Yeshiva University in New York has sent a statement to students addressing a yearlong battle over whether the school would allow the student group.
“The message of Torah on this issue is nuanced, both accepting each individual with love and affirming its timeless prescriptions. While students will of course socialise in gatherings they see fit, forming a new club as requested under the auspices of YU will cloud this nuanced message,” the statement said.
But the statement also announced new measures to support LGBTQ students, including updating its diversity and sensitivity training to apply to topics related to sexuality and gender, hiring a counselor with experience counseling LGBTQ people and establishing a phone line where people can report harassment and bullying. The school also reaffirmed that its policies prohibit discrimination and harassment, including based on sexuality or gender identity.
LGBTQ issues present a dilemma for the strictly-Orthodox world, which is defined by its adherence to traditional Jewish law. In recent years, as LGBTQ people and issues have gained increasing acceptance in wider society, the movement has had to grapple with how to reconcile a traditional interpretation of Jewish law, which does not allow sexual relations with the same gender or same-sex marriage.

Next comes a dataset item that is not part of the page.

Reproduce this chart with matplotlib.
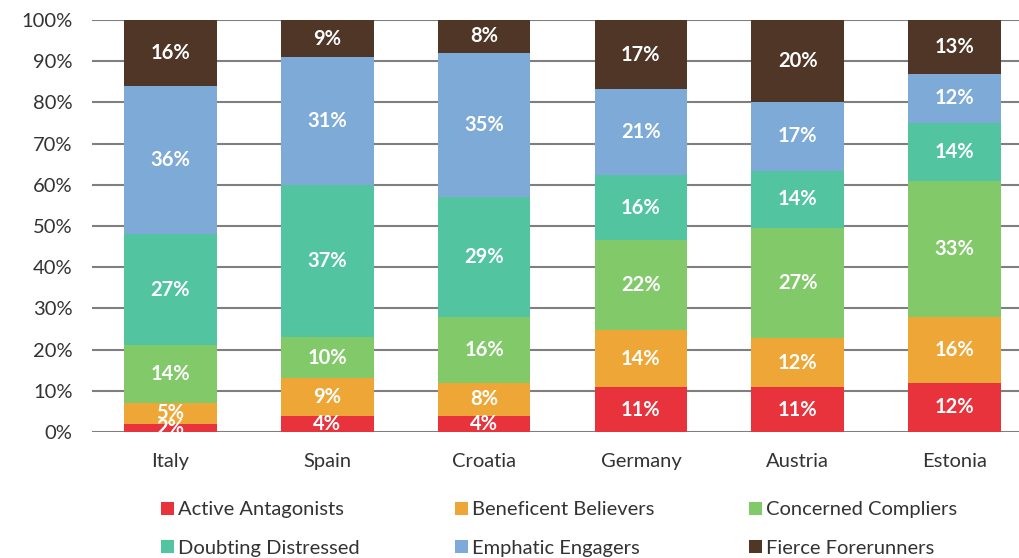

YU Pride Alliance vice president, Chana Weiss, told the YU Commentator that the group was “disappointed by the decision” not to give the club official recognition. “The administration has failed to be transparent about which halachic ‘nuances’ are at odds with the club and, on the contrary, we stand firm in our belief that pikuach nefesh necessitates the creation of our club,” Weiss said, referring to the Jewish principle that saving a life overrides other religious rules.